I inherited my love for open spaces, the outdoors and camping from The Rev. Hopefully I can pass on to Jo and Jeff the beauty of living on the edge, of sleeping under the stars, of knowing the birds, of singing with the crickets, of earth and heart and eternity.
On Sunday I turn 33!
I love my 30s. I love coming into myself. I love the confidence that comes with age and the comfort of experience. I love that I am still innocent about the world and naïve enough to want to know more of it. I love my 30s!
A lot of what I know about growing and living I have learned from my wonderful sisters Asiimwe and Bwandungi.

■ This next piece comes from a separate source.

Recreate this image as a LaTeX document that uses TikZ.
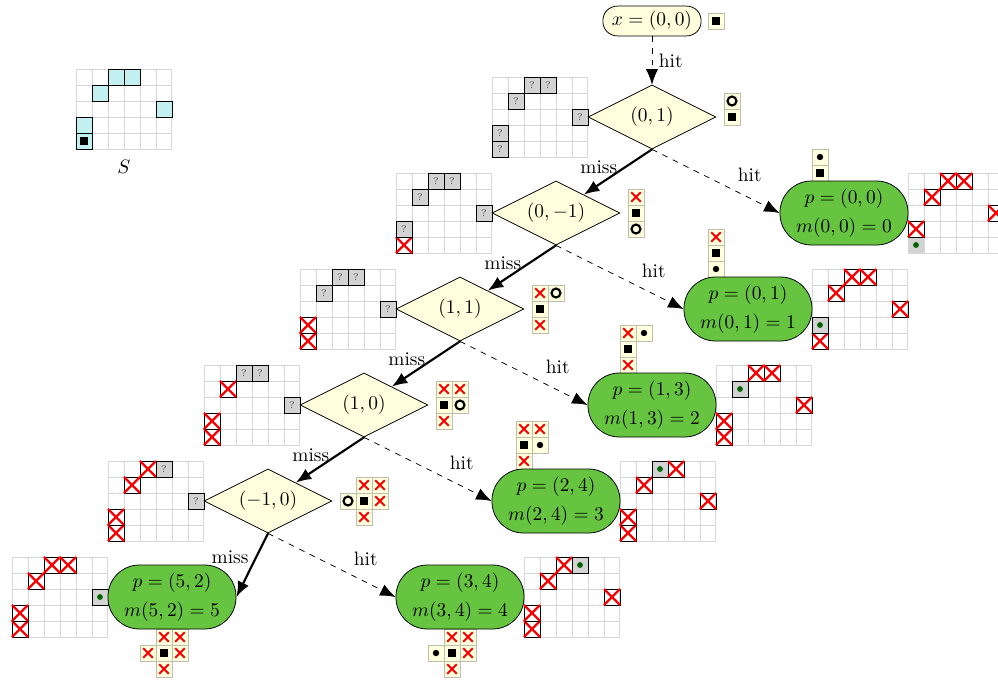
\documentclass[tikz,border=0pt]{standalone}
\usepackage{tikz}
\usetikzlibrary{shapes.geometric,arrows.meta}
\definecolor{paleyellow}{RGB}{255,255,222}
\definecolor{leafgreen}{RGB}{102,196,64}
\definecolor{shapecyan}{RGB}{194,240,240}
\definecolor{unknowngray}{RGB}{211,211,211}
\definecolor{gridgray}{RGB}{215,215,215}
\definecolor{cellborder}{RGB}{190,190,175}
\definecolor{dotgreen}{RGB}{0,100,0}
\newcommand{\cellsz}{0.29cm}
% boards: lower left corner of a cell
\newcommand{\bgrid}{\draw[gridgray,line width=0.5pt,step=1] (0,0) grid (6,5);}
\newcommand{\bq}[2]{\draw[fill=unknowngray] (#1,#2) rectangle +(1,1);
  \node[font=\tiny,text=black!70,inner sep=0pt] at (#1+0.5,#2+0.5) {?};}
\newcommand{\bx}[2]{\draw (#1,#2) rectangle +(1,1);
  \draw[red,line width=1.2pt] (#1,#2) -- +(1,1) (#1,#2+1) -- +(1,-1);}
\newcommand{\bdot}[2]{\draw[fill=unknowngray] (#1,#2) rectangle +(1,1);
  \fill[dotgreen] (#1+0.5,#2+0.5) circle (0.18);}
\newcommand{\bdotnb}[2]{\fill[unknowngray] (#1,#2) rectangle +(1,1);
  \fill[dotgreen] (#1+0.5,#2+0.5) circle (0.18);}
\newcommand{\bshape}[2]{\draw[fill=shapecyan] (#1,#2) rectangle +(1,1);}
% local views: centre of a cell
\newcommand{\lcell}[2]{\draw[cellborder,fill=paleyellow] (#1-0.5,#2-0.5) rectangle +(1,1);}
\newcommand{\lsq}[2]{\lcell{#1}{#2}\fill (#1-0.22,#2-0.22) rectangle +(0.44,0.44);}
\newcommand{\ldotm}[2]{\lcell{#1}{#2}\fill (#1,#2) circle (0.2);}
\newcommand{\lring}[2]{\lcell{#1}{#2}\draw[line width=1.1pt] (#1,#2) circle (0.28);}
\newcommand{\lcross}[2]{\lcell{#1}{#2}\draw[red,line width=1pt] (#1-0.3,#2-0.3) -- (#1+0.3,#2+0.3) (#1-0.3,#2+0.3) -- (#1+0.3,#2-0.3);}

\begin{document}
\begin{tikzpicture}[x=\cellsz,y=\cellsz,
    test/.style={diamond,draw,fill=paleyellow,aspect=2,minimum width=2.32cm,minimum height=1.16cm,inner sep=0pt},
    leaf/.style={rectangle,rounded corners=0.57cm,draw,fill=leafgreen,minimum width=2.32cm,minimum height=1.16cm,align=center,inner sep=0pt},
    start/.style={rectangle,rounded corners=0.26cm,draw,fill=paleyellow,minimum width=1.78cm,minimum height=0.54cm,inner sep=0pt},
    miss/.style={-{Latex[length=2.8mm,width=2.2mm]},line width=1.1pt},
    hit/.style={-{Latex[length=2.8mm,width=2.2mm]},dashed}]
  \useasboundingbox (-40.75,-35.3125) rectangle (21.625,7.3125);

  % the shape S
  \begin{scope}[shift={(-36,-2)}]
    \bgrid
    \bshape{0}{0} \bshape{0}{1} \bshape{1}{3} \bshape{2}{4} \bshape{3}{4} \bshape{5}{2}
    \fill (0.28,0.28) rectangle +(0.44,0.44);
  \end{scope}
  \node (slabel) at (-33,-3.1) {$S$};

  % boards next to the tests
  \begin{scope}[shift={(-10,-2.5)}]
    \bgrid
    \bq{0}{0} \bq{0}{1} \bq{1}{3} \bq{2}{4} \bq{3}{4} \bq{5}{2}
  \end{scope}
  \begin{scope}[shift={(-16,-8.5)}]
    \bgrid
    \bx{0}{0} \bq{0}{1} \bq{1}{3} \bq{2}{4} \bq{3}{4} \bq{5}{2}
  \end{scope}
  \begin{scope}[shift={(-22,-14.5)}]
    \bgrid
    \bx{0}{0} \bx{0}{1} \bq{1}{3} \bq{2}{4} \bq{3}{4} \bq{5}{2}
  \end{scope}
  \begin{scope}[shift={(-28,-20.5)}]
    \bgrid
    \bx{0}{0} \bx{0}{1} \bx{1}{3} \bq{2}{4} \bq{3}{4} \bq{5}{2}
  \end{scope}
  \begin{scope}[shift={(-34,-26.5)}]
    \bgrid
    \bx{0}{0} \bx{0}{1} \bx{1}{3} \bx{2}{4} \bq{3}{4} \bq{5}{2}
  \end{scope}

  % boards next to the leaves
  \begin{scope}[shift={(16,-8.5)}]
    \bgrid
    \bdotnb{0}{0} \bx{0}{1} \bx{1}{3} \bx{2}{4} \bx{3}{4} \bx{5}{2}
  \end{scope}
  \begin{scope}[shift={(10,-14.5)}]
    \bgrid
    \bx{0}{0} \bdot{0}{1} \bx{1}{3} \bx{2}{4} \bx{3}{4} \bx{5}{2}
  \end{scope}
  \begin{scope}[shift={(4,-20.5)}]
    \bgrid
    \bx{0}{0} \bx{0}{1} \bdot{1}{3} \bx{2}{4} \bx{3}{4} \bx{5}{2}
  \end{scope}
  \begin{scope}[shift={(-2,-26.5)}]
    \bgrid
    \bx{0}{0} \bx{0}{1} \bx{1}{3} \bdot{2}{4} \bx{3}{4} \bx{5}{2}
  \end{scope}
  \begin{scope}[shift={(-8,-32.5)}]
    \bgrid
    \bx{0}{0} \bx{0}{1} \bx{1}{3} \bx{2}{4} \bdot{3}{4} \bx{5}{2}
  \end{scope}
  \begin{scope}[shift={(-40,-32.5)}]
    \bgrid
    \bx{0}{0} \bx{0}{1} \bx{1}{3} \bx{2}{4} \bx{3}{4} \bdot{5}{2}
  \end{scope}

  % local views
  \lsq{4}{6}
  \lring{5}{1} \lsq{5}{0}
  \lcross{-1}{-5} \lsq{-1}{-6} \lring{-1}{-7}
  \lcross{-7}{-11} \lring{-6}{-11} \lsq{-7}{-12} \lcross{-7}{-13}
  \lcross{-13}{-17} \lcross{-12}{-17} \lsq{-13}{-18} \lring{-12}{-18} \lcross{-13}{-19}
  \lcross{-18}{-23} \lcross{-17}{-23} \lring{-19}{-24} \lsq{-18}{-24} \lcross{-17}{-24} \lcross{-18}{-25}
  \ldotm{10.5}{-2.5} \lsq{10.5}{-3.5}
  \lcross{4}{-7.5} \lsq{4}{-8.5} \ldotm{4}{-9.5}
  \lcross{-1.5}{-13.5} \ldotm{-0.5}{-13.5} \lsq{-1.5}{-14.5} \lcross{-1.5}{-15.5}
  \lcross{-8}{-19.5} \lcross{-7}{-19.5} \lsq{-8}{-20.5} \ldotm{-7}{-20.5} \lcross{-8}{-21.5}
  \lcross{-12.5}{-32.5} \lcross{-11.5}{-32.5} \ldotm{-13.5}{-33.5} \lsq{-12.5}{-33.5} \lcross{-11.5}{-33.5} \lcross{-12.5}{-34.5}
  \lcross{-30.5}{-32.5} \lcross{-29.5}{-32.5} \lcross{-31.5}{-33.5} \lsq{-30.5}{-33.5} \lcross{-29.5}{-33.5} \lcross{-30.5}{-34.5}

  % tree
  \node[start] (root) at (0,6) {$x=(0,0)$};
  \node[test] (t1) at (0,0) {$(0,1)$};
  \node[test] (t2) at (-6,-6) {$(0,-1)$};
  \node[test] (t3) at (-12,-12) {$(1,1)$};
  \node[test] (t4) at (-18,-18) {$(1,0)$};
  \node[test] (t5) at (-24,-24) {$(-1,0)$};
  \node[leaf] (p1) at (12,-6) {$p=(0,0)$\\[3pt]$m(0,0)=0$};
  \node[leaf] (p2) at (6,-12) {$p=(0,1)$\\[3pt]$m(0,1)=1$};
  \node[leaf] (p3) at (0,-18) {$p=(1,3)$\\[3pt]$m(1,3)=2$};
  \node[leaf] (p4) at (-6,-24) {$p=(2,4)$\\[3pt]$m(2,4)=3$};
  \node[leaf] (p5) at (-12,-30) {$p=(3,4)$\\[3pt]$m(3,4)=4$};
  \node[leaf] (p6) at (-30,-30) {$p=(5,2)$\\[3pt]$m(5,2)=5$};

  \draw[hit] (root) -- node[right]{hit} (t1);
  \draw[miss] (t1.south) -- node[pos=0.4,left]{miss} (t2);
  \draw[hit] (t1.south) -- node[pos=0.62,above right]{hit} (p1.west);
  \draw[miss] (t2.south) -- node[pos=0.4,left]{miss} (t3);
  \draw[hit] (t2.south) -- node[pos=0.62,above right]{hit} (p2.west);
  \draw[miss] (t3.south) -- node[pos=0.4,left]{miss} (t4);
  \draw[hit] (t3.south) -- node[pos=0.62,above right]{hit} (p3.west);
  \draw[miss] (t4.south) -- node[pos=0.4,left]{miss} (t5);
  \draw[hit] (t4.south) -- node[pos=0.62,above right]{hit} (p4.west);
  \draw[miss] (t5.south) -- node[pos=0.38,left]{miss} (p6.east);
  \draw[hit] (t5.south) -- node[pos=0.62,above right]{hit} (p5.west);
\end{tikzpicture}
\end{document}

They were beautiful gracious girls and have grown into beautiful gracious women.
My sisters have taught me to love despite differences and to endure in adversity. They have taught me about God and good. They have taught me that with age comes knowledge, but not all knowledge brings wisdom. They have taught me to open my heart to life and that embracing the good and the bad makes you stronger. They have taught me about myself.
My mother’s hands are beautiful. They are not long or slender or soft and her nails are fairly short and stubby. The skin is becoming wrinkled and there is a slight discoloration on her palms. But it is in the rough that diamonds are found.
Those hands held us, fed us and washed us. They spanked us and waved warning fingers at us, but were always open for a hug. Those hands have never seen a manicure and are being bent out of shape by arthritis, but when I look at them I see the whole world.
To Sir Whom I Loved:
You’re not in my family, but you are. When I awake in the morning, you are. Just behind my eyelids, you are. In the sun, in the shadows and in the silence of my screams, you are.